--- Start of Data entries ---

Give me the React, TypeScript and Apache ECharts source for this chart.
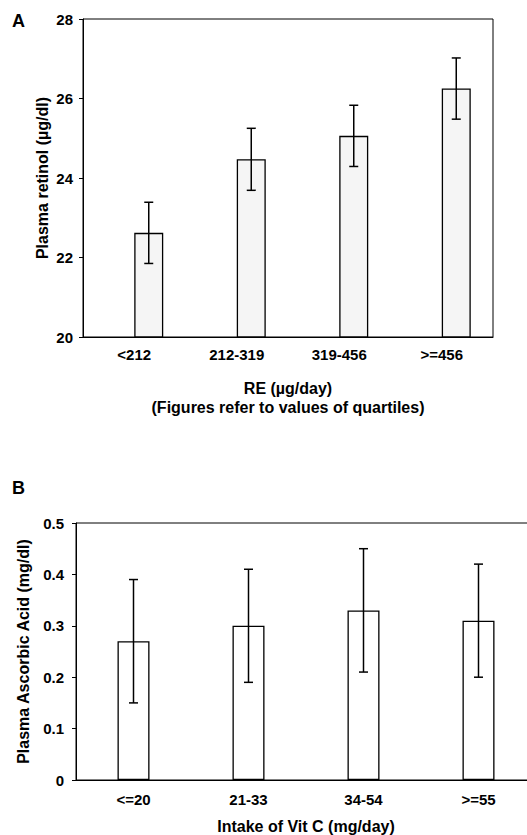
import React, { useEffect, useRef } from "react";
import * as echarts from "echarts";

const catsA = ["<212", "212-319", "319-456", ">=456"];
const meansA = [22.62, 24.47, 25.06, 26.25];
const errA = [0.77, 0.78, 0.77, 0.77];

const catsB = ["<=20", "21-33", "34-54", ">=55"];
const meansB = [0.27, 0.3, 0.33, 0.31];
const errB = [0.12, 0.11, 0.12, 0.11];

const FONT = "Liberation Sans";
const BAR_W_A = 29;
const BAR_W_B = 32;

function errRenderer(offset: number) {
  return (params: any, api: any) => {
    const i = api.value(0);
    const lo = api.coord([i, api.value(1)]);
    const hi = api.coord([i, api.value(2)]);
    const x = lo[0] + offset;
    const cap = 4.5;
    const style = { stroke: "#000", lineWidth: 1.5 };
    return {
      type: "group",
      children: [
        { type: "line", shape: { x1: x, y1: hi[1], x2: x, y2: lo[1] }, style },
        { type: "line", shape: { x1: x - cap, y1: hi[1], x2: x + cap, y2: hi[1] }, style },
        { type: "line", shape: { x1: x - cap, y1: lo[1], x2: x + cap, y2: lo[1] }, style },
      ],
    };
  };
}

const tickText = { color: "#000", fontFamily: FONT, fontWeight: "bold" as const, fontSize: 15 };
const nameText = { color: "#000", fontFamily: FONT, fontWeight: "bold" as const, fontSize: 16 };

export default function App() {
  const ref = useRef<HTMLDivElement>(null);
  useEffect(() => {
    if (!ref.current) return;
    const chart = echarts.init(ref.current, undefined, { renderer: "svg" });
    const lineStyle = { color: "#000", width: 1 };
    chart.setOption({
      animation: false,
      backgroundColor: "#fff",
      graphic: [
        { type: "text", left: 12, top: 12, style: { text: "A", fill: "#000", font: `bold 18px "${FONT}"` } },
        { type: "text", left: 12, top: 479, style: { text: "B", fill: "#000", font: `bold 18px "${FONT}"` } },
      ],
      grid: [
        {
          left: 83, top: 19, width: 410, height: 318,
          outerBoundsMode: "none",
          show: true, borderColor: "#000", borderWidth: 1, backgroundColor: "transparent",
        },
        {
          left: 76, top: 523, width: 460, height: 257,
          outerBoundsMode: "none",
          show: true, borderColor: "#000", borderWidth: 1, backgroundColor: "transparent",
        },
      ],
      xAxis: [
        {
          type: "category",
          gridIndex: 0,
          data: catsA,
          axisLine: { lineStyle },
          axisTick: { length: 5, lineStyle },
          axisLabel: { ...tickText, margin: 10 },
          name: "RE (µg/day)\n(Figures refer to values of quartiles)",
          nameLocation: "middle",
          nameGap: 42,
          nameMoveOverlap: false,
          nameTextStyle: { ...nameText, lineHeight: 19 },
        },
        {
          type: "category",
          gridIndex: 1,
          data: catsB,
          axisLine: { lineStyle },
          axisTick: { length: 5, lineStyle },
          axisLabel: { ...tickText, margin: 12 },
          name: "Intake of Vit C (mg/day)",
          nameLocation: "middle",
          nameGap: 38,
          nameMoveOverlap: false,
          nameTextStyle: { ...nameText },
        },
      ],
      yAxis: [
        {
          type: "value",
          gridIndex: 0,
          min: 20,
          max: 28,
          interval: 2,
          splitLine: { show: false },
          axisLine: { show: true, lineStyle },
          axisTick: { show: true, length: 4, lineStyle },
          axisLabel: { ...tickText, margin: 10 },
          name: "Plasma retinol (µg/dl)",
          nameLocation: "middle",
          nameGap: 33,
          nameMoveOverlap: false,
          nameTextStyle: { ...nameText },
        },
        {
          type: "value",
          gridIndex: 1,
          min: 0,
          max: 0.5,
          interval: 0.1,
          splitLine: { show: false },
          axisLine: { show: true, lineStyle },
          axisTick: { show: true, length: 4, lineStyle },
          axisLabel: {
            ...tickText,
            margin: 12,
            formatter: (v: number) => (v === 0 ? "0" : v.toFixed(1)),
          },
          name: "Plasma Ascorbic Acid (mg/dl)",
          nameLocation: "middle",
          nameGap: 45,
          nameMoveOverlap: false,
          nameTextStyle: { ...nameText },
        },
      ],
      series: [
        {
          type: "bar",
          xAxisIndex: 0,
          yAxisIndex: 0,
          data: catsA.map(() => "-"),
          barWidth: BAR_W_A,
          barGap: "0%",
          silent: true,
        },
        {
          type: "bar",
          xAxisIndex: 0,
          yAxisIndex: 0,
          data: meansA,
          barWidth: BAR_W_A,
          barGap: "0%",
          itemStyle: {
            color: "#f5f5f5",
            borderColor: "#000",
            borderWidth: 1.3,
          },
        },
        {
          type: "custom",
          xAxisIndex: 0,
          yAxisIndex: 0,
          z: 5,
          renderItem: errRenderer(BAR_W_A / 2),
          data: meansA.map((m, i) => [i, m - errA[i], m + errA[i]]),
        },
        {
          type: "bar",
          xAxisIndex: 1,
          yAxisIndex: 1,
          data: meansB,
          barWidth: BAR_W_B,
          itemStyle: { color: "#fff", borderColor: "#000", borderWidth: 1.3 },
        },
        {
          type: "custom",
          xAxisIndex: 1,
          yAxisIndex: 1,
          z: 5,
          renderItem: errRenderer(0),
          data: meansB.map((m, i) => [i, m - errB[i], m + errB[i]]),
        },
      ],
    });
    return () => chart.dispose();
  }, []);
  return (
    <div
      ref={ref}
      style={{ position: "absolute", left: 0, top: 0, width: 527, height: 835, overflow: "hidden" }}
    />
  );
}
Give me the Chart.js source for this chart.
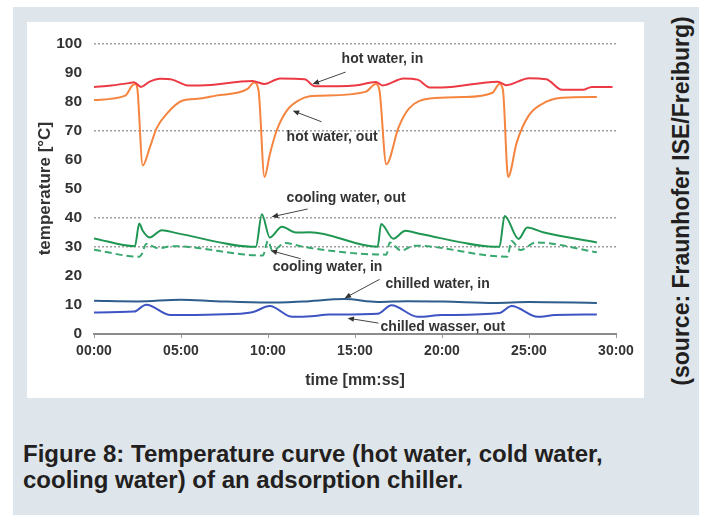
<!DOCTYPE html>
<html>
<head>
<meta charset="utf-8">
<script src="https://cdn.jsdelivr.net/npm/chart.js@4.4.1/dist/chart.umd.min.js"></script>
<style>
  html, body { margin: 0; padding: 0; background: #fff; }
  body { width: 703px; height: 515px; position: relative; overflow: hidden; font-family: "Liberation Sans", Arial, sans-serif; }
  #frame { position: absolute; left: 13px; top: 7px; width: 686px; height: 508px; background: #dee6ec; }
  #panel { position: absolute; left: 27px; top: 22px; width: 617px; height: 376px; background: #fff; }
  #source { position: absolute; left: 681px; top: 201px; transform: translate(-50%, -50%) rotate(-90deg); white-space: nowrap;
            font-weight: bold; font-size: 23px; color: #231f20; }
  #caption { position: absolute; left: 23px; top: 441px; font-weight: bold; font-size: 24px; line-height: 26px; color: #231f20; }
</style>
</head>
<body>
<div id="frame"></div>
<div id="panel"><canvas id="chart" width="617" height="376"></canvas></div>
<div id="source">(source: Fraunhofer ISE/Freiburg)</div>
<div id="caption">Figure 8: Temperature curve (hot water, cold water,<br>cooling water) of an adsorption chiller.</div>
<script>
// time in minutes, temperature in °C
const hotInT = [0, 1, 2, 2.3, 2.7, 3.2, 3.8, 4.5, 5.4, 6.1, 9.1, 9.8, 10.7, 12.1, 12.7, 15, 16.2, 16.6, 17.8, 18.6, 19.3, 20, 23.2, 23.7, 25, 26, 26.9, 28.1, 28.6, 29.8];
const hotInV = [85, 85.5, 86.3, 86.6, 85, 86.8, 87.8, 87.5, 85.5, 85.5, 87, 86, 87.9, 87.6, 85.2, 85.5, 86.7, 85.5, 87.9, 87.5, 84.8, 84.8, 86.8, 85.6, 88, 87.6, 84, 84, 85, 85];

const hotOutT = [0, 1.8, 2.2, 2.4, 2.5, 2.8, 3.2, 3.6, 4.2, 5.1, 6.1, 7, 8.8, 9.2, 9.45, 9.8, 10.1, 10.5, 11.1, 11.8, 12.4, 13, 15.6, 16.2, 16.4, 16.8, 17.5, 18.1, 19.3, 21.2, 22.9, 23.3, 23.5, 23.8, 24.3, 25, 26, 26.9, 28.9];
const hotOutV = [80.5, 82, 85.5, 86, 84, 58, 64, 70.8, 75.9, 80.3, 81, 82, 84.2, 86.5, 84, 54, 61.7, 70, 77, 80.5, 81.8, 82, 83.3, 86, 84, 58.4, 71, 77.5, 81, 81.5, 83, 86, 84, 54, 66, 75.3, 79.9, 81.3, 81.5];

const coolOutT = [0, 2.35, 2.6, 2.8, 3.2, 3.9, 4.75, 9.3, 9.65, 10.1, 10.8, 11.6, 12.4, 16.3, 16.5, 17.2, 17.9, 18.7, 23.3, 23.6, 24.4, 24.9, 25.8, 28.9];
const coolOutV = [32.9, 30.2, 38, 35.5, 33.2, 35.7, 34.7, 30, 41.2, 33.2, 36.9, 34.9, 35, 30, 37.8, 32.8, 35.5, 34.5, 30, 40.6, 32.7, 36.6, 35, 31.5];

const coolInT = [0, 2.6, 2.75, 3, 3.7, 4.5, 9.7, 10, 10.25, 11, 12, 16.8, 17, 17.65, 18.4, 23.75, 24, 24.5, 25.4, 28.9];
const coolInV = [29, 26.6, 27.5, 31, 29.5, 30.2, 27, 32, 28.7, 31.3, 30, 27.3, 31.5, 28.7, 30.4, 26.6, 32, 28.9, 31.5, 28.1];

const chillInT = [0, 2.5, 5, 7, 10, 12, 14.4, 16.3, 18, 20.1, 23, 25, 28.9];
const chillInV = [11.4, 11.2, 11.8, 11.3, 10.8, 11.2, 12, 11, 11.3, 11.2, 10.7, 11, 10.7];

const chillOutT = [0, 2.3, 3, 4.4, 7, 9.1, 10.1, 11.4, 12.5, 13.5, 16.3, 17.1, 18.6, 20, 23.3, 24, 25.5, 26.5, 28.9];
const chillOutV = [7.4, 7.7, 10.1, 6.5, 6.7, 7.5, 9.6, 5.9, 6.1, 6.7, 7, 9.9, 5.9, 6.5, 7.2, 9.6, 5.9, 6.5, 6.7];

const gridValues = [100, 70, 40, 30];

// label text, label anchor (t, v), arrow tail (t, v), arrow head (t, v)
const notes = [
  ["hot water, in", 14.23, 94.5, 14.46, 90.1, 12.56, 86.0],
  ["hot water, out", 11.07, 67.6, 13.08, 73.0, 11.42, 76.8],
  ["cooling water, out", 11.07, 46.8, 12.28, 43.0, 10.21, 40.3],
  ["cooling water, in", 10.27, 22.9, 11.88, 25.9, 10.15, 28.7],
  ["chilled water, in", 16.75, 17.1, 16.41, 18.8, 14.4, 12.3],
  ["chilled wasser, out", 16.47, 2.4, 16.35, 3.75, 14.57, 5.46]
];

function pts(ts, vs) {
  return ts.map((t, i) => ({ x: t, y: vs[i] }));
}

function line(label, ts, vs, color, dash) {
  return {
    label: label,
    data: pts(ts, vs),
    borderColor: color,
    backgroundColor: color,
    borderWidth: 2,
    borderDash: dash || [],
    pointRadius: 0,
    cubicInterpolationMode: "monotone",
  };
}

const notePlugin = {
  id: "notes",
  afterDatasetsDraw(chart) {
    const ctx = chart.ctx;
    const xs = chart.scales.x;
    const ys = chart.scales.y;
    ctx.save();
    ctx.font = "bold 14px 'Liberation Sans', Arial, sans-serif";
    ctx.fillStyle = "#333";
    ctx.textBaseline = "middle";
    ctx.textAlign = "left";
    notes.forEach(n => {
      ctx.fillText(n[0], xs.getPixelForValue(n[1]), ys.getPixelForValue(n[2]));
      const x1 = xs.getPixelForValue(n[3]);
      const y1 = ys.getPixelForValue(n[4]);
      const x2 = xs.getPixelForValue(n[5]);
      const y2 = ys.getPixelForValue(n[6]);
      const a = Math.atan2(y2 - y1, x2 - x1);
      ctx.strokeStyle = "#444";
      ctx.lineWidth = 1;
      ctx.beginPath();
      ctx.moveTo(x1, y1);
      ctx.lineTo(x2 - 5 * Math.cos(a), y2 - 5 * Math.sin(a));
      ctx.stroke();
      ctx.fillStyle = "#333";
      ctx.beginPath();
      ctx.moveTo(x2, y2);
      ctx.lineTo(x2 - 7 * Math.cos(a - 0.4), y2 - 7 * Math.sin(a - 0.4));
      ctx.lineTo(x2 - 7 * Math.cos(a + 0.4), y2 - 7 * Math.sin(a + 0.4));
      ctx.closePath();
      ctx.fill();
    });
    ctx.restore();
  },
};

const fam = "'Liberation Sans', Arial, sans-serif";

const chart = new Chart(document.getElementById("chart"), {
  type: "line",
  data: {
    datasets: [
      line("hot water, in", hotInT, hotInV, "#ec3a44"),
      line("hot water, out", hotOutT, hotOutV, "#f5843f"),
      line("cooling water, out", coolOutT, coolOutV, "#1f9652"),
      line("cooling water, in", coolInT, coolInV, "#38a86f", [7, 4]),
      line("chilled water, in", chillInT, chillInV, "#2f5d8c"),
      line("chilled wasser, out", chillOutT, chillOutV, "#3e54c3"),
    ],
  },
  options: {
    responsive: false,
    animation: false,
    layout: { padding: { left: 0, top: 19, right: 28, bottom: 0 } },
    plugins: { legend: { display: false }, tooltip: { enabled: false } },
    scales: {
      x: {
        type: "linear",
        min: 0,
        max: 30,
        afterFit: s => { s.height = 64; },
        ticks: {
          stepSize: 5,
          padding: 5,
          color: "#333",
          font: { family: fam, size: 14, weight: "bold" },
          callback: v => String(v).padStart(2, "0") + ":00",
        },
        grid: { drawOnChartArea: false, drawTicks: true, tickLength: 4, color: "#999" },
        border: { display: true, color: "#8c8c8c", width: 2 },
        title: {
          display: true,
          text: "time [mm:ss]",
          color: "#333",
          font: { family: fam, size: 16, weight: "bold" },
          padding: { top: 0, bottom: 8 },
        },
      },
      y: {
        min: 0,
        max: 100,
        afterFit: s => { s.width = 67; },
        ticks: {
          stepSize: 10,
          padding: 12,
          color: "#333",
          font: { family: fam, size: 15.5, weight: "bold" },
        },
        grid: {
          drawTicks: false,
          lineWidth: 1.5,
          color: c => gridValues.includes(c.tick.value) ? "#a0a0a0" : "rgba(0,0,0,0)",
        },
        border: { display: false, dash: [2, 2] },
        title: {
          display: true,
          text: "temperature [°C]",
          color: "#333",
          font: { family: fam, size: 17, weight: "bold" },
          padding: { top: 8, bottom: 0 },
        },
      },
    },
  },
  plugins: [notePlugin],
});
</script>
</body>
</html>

--- End of Data entries ---

> _What this task involves_: Repeat exactly, and only, the lines from the one containing "Give me the Chart.js source for this chart." through the one containing "84, 85, 85];", both included, without the pictures.

> _The output_:
Give me the Chart.js source for this chart.
<!DOCTYPE html>
<html>
<head>
<meta charset="utf-8">
<script src="https://cdn.jsdelivr.net/npm/chart.js@4.4.1/dist/chart.umd.min.js"></script>
<style>
  html, body { margin: 0; padding: 0; background: #fff; }
  body { width: 703px; height: 515px; position: relative; overflow: hidden; font-family: "Liberation Sans", Arial, sans-serif; }
  #frame { position: absolute; left: 13px; top: 7px; width: 686px; height: 508px; background: #dee6ec; }
  #panel { position: absolute; left: 27px; top: 22px; width: 617px; height: 376px; background: #fff; }
  #source { position: absolute; left: 681px; top: 201px; transform: translate(-50%, -50%) rotate(-90deg); white-space: nowrap;
            font-weight: bold; font-size: 23px; color: #231f20; }
  #caption { position: absolute; left: 23px; top: 441px; font-weight: bold; font-size: 24px; line-height: 26px; color: #231f20; }
</style>
</head>
<body>
<div id="frame"></div>
<div id="panel"><canvas id="chart" width="617" height="376"></canvas></div>
<div id="source">(source: Fraunhofer ISE/Freiburg)</div>
<div id="caption">Figure 8: Temperature curve (hot water, cold water,<br>cooling water) of an adsorption chiller.</div>
<script>
// time in minutes, temperature in °C
const hotInT = [0, 1, 2, 2.3, 2.7, 3.2, 3.8, 4.5, 5.4, 6.1, 9.1, 9.8, 10.7, 12.1, 12.7, 15, 16.2, 16.6, 17.8, 18.6, 19.3, 20, 23.2, 23.7, 25, 26, 26.9, 28.1, 28.6, 29.8];
const hotInV = [85, 85.5, 86.3, 86.6, 85, 86.8, 87.8, 87.5, 85.5, 85.5, 87, 86, 87.9, 87.6, 85.2, 85.5, 86.7, 85.5, 87.9, 87.5, 84.8, 84.8, 86.8, 85.6, 88, 87.6, 84, 84, 85, 85];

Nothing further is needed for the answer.